That's fine, we can agree to disagree. But the one other point I'll make is that I think Nvidia did indeed sell their parts as optional stand-alone Physx cards. In the driver you have the option to dedicate a card to just Physx, so that would seem like a function they meant for their cards to be used as. Otherwise why would you be able to choose to use just a 9800GTX+ as your Physx card to be used with your GTX280? (just using two cards as an example) Nvidia gladly sold parts knowing that they were being used for that function with AMD and other Nvidia cards, than took away that functionality. If they didn't want their cards used as a stand-alone Physx part, why did they put that option in the driver? It seems to me that they did in fact purposely sell their cards with that functionality in mind, but never specified that you had to use an Nvidia card only system.

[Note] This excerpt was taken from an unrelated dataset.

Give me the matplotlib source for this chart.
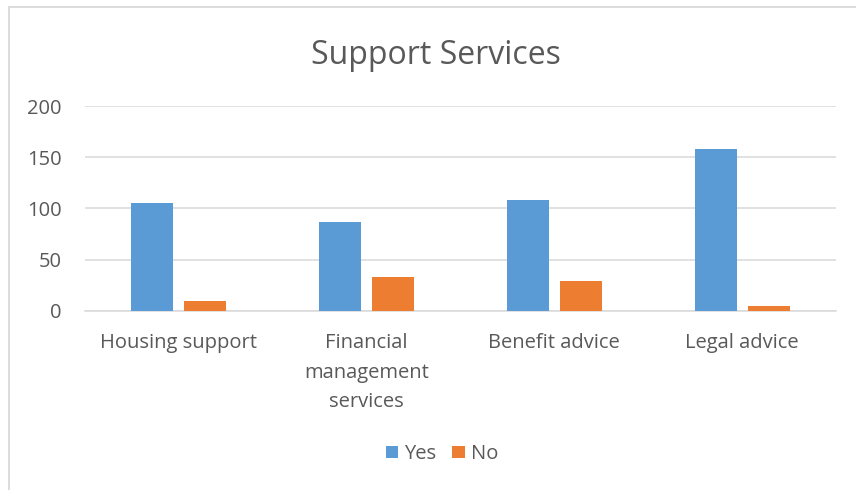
import numpy as np
import matplotlib.pyplot as plt
from matplotlib.patches import Rectangle

categories = ['Housing support', 'Financial\nmanagement\nservices', 'Benefit advice', 'Legal advice']
yes_vals = [105, 87, 108, 158]
no_vals = [10, 33, 29, 5]

plt.rcParams['font.family'] = ['Open Sans', 'DejaVu Sans']
txt = '#595959'

fig = plt.figure(figsize=(8.56, 4.90), dpi=100)
# light frame around the chart, like the Excel chart area (right/bottom edges cropped off)
fig.patches.append(Rectangle((8.5 / 856, -0.1), 1.2, 1.1 - 7.5 / 490, transform=fig.transFigure,
                             fill=False, edgecolor='#D9D9D9', linewidth=1.3))

ax = fig.add_axes([85 / 856, 1 - 311 / 490, 751 / 856, 205 / 490])
x = np.arange(len(categories))
w = 0.224
off = 0.141
ax.bar(x - off, yes_vals, w, color='#5B9BD5', label='Yes', zorder=3)
ax.bar(x + off, no_vals, w, color='#ED7D31', label='No', zorder=3)

ax.set_xlim(-0.5, 3.5)
ax.set_ylim(0, 200)
ax.set_yticks([0, 50, 100, 150, 200])
ax.yaxis.grid(True, color='#D9D9D9', linewidth=1.1, zorder=0)
for s in ['top', 'right', 'left']:
    ax.spines[s].set_visible(False)
ax.spines['bottom'].set_color('#D9D9D9')
ax.spines['bottom'].set_linewidth(1.1)
ax.tick_params(axis='both', length=0, labelcolor=txt, labelsize=14.5)
ax.tick_params(axis='y', pad=17)
ax.tick_params(axis='x', pad=16)
ax.set_xticks(x)
ax.set_xticklabels(categories, linespacing=1.62, va='top')

fig.text(436 / 856, 1 - 55 / 490, 'Support Services', ha='center', va='center',
         fontsize=23, color=txt)

fig.legend(loc='center', bbox_to_anchor=(442 / 856, 1 - 454 / 490), ncol=2, frameon=False,
           fontsize=14.5, labelcolor=txt, handlelength=0.6, handleheight=0.6,
           handletextpad=0.3, columnspacing=0.8)

fig.savefig('out.png', dpi=100)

The coding is very simple apparently. "Disable PhysX when there exists a non-Nvidia's video card present."
We both know why it is in place, though we have different opinions on the reasoning behind. I don't have cross-over configuration so I really don't feel the pain. I do however understand that people on that boat feel let down. Yes, the disable of function is harsh, but necessary to stop people from using cross-over configuration.

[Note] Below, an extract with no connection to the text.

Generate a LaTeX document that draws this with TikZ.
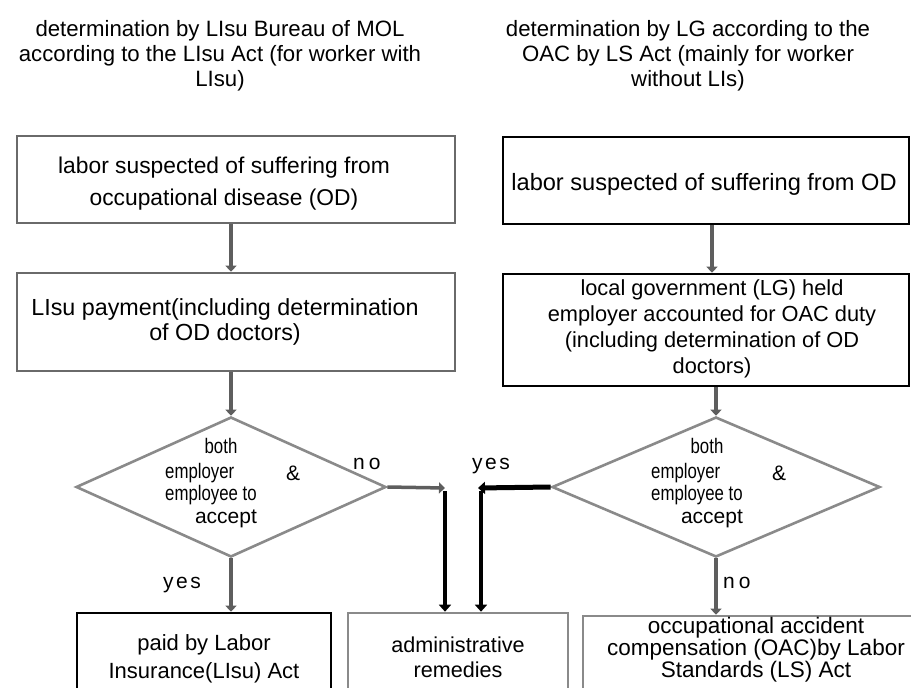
\documentclass[tikz,border=0pt]{standalone}
\usepackage{graphicx}
\usepackage{fontspec}
\setmainfont{Liberation Sans}
\usetikzlibrary{arrows.meta,shapes.geometric}

\definecolor{framegray}{HTML}{6A6A6A}
\definecolor{lightframe}{HTML}{8A8A8A}
\definecolor{arrowgray}{HTML}{5E5E5E}

% horizontally condensed text for the decision boxes
\newcommand\narrowtext[1]{\scalebox{0.8}[1]{#1}}

\begin{document}
\begin{tikzpicture}[x=1pt,y=-1pt,
  box/.style={draw, rectangle, inner sep=0pt, line width=2.6pt},
  graybox/.style={box, draw=framegray},
  lightbox/.style={box, draw=lightframe},
  blackbox/.style={box, draw=black},
  decision/.style={draw=lightframe, diamond, inner sep=0pt, line width=2.6pt},
  txt/.style={align=center, inner sep=0pt, anchor=base},
  lbl/.style={inner sep=0pt, anchor=base west, font=\fontsize{21}{24}\selectfont},
  flow/.style={draw=arrowgray, line width=3.5pt, -{Triangle[length=6pt,width=11pt]}},
  flowblack/.style={draw=black, line width=4.5pt, -{Triangle[length=7pt,width=12pt]}},
]
\useasboundingbox (0,0) rectangle (911,688);
\clip (0,0) rectangle (911,688);

% column headings (nodes sit on the baseline of their last line)
\node[txt, font=\fontsize{22.2}{25}\selectfont] (h1) at (220,86)
  {determination by LIsu Bureau of MOL\\according to the LIsu Act (for worker with\\LIsu)};
\node[txt, font=\fontsize{22.2}{25}\selectfont] (h2) at (688,86)
  {determination by LG according to the\\OAC by LS Act (mainly for worker\\without LIs)};

% left column
\node[graybox, minimum width=438pt, minimum height=87pt] (l1) at (236,179.5) {};
\node[txt, font=\fontsize{22.8}{32}\selectfont] (l1t) at (224,205)
  {labor suspected of suffering from\\occupational disease (OD)};
\node[graybox, minimum width=438pt, minimum height=98pt] (l2) at (236,322) {};
\node[txt, font=\fontsize{23.3}{25}\selectfont] (l2t) at (225,340)
  {LIsu payment(including determination\\of OD doctors)};
\node[decision, minimum width=310pt, minimum height=140pt] (d1) at (231,487) {};

% right column
\node[blackbox, minimum width=406pt, minimum height=87pt] (r1) at (706,180.5) {};
\node[txt, font=\fontsize{23.6}{28}\selectfont] (r1t) at (704,190)
  {labor suspected of suffering from OD};
\node[blackbox, minimum width=406pt, minimum height=112pt] (r2) at (706,330) {};
\node[txt, font=\fontsize{21.8}{26}\selectfont] (r2t) at (712,373)
  {local government (LG) held\\employer accounted for OAC duty\\(including determination of OD\\doctors)};
\node[decision, minimum width=328pt, minimum height=140pt] (d2) at (716,487) {};

% decision texts
\begin{scope}[every node/.style={inner sep=0pt, font=\fontsize{21}{24}\selectfont}]
  \node[anchor=base] (d1a) at (221,453) {\narrowtext{both}};
  \node[anchor=base west] (d1b) at (165,478) {\narrowtext{employer}};
  \node[anchor=base west] (d1c) at (286,480) {\&};
  \node[anchor=base west] (d1d) at (165,500) {\narrowtext{employee to}};
  \node[anchor=base] (d1e) at (226,523) {accept};
  \node[anchor=base] (d2a) at (707,453) {\narrowtext{both}};
  \node[anchor=base west] (d2b) at (651,478) {\narrowtext{employer}};
  \node[anchor=base west] (d2c) at (772,480) {\&};
  \node[anchor=base west] (d2d) at (651,500) {\narrowtext{employee to}};
  \node[anchor=base] (d2e) at (712,523) {accept};
\end{scope}

% outcome boxes
\node[blackbox, minimum width=254pt, minimum height=97pt] (b1) at (204,661.5) {};
\node[txt, font=\fontsize{22}{28}\selectfont] (b1t) at (204,678)
  {paid by Labor\\Insurance(LIsu) Act};
\node[lightbox, minimum width=220pt, minimum height=97pt] (b2) at (458,661.5) {};
\node[txt, font=\fontsize{21.6}{25}\selectfont] (b2t) at (458,677)
  {administrative\\remedies};
\node[lightbox, minimum width=357pt, minimum height=97pt] (b3) at (761.5,664.5) {};
\node[txt, font=\fontsize{22.5}{22}\selectfont] (b3t) at (756,677)
  {occupational accident\\compensation (OAC)by Labor\\Standards (LS) Act};

% connector corners
\coordinate (rc) at (712,0);
\coordinate (noend) at (445,488);
\coordinate (nodown) at (445,491);
\coordinate (yesend) at (478,488);
\coordinate (yesdown) at (481,491);

% connectors
\draw[flow] (l1.south -| d1.north) -- (l2.north -| d1.north);
\draw[flow] (l2.south -| d1.north) -- (d1.north);
\draw[flow] (d1.south) -- (b1.north -| d1.south);
\draw[flow] (r1.south -| rc) -- (r2.north -| rc);
\draw[flow] (r2.south -| d2.north) -- (d2.north);
\draw[flow] (d2.south) -- (b3.north -| d2.south);
\draw[flow] (d1.east) -- (noend);
\draw[flowblack] (nodown) -- (b2.north -| nodown);
\draw[flowblack, line width=5pt] (d2.west) -- (yesend);
\draw[flowblack] (yesdown) -- (b2.north -| yesdown);

% branch labels
\node[lbl] (yes1) at (163,588) {y\hspace{2.5pt}e\hspace{2.5pt}s};
\node[lbl] (no1) at (353,469) {n\hspace{4pt}o};
\node[lbl] (yes2) at (472,469) {y\hspace{2.5pt}e\hspace{2.5pt}s};
\node[lbl] (no2) at (723,588) {n\hspace{4pt}o};
\end{tikzpicture}
\end{document}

Now the ageis PPU disabling is a bug and Nvidia have to fix it. However, the product itself is 4 years old...
Let me say it your way. Nvidia did hurt those who use cross-over setup and Nvidia will try to illuminate the configuration for good.

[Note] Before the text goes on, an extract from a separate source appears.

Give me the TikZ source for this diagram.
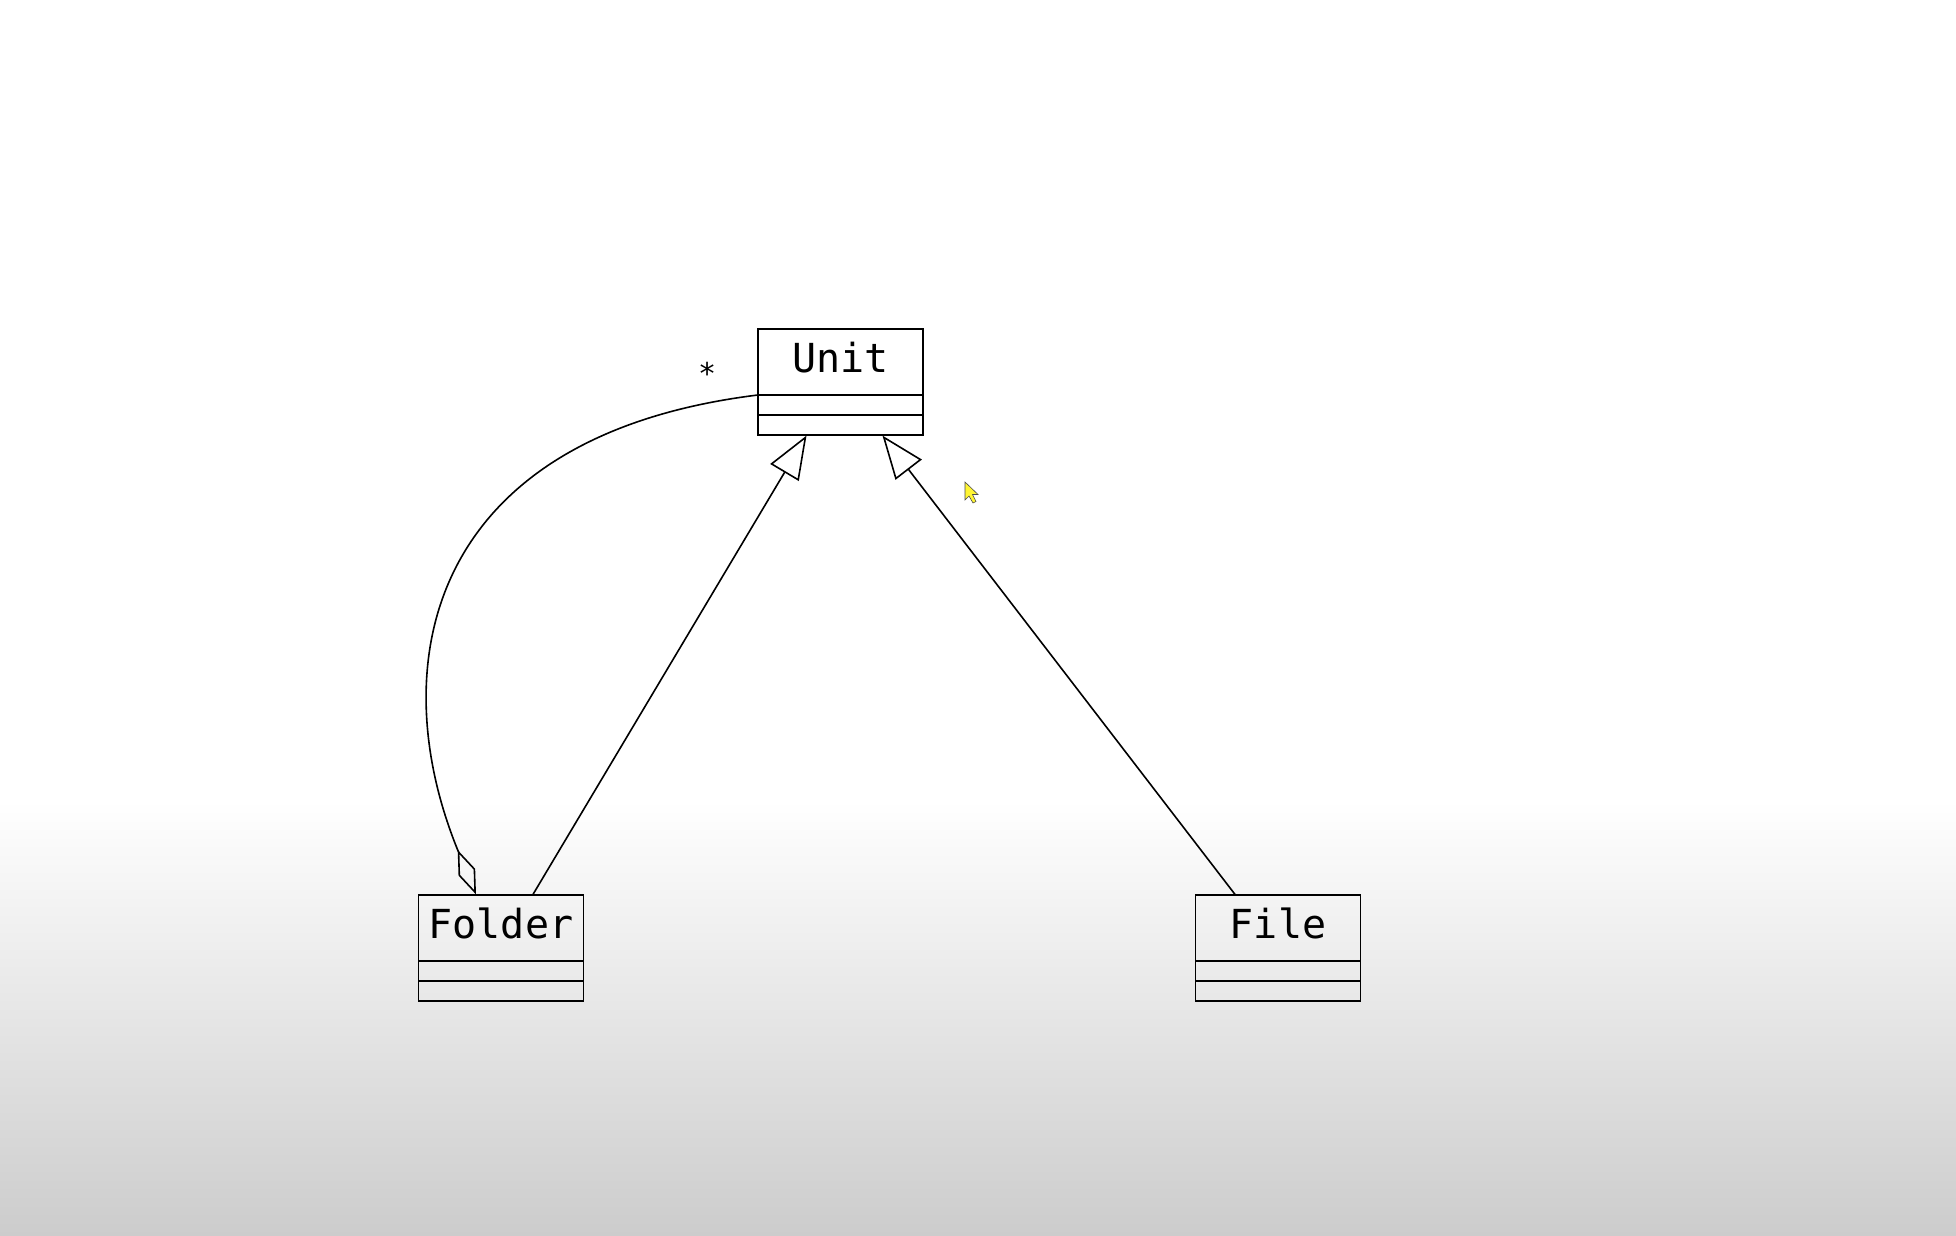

Because the 4000 series may support some functions of DX11, but were never DX11 compliant. A better analogy would be AMD removing DX10.1 functionality from the Radeon 4xxx cards when they are used in an Intel system. If from day one, Nvidia did not allow their cards to be used as PPU's with AMD cards that would be one thing. But the fact it that it worked fine, Nvidia gladly sold GPU's with that functionality and never said that it was not supported or would not be supported, took your money, than changed the spec after they sold parts.
This more or less summarizes your stand.
In my words:
If any user found any methods to use a program that are not supported, then programmer must continue to support these new methods forever because customer did paid for it.
If Nvidia allows user to use a Nvidia video card as a PCI-E can handles PhysX only, then why can't user use Non-Nvidia Video card to handle display?
Why does Nvidia disallow something that they never said is not allowed?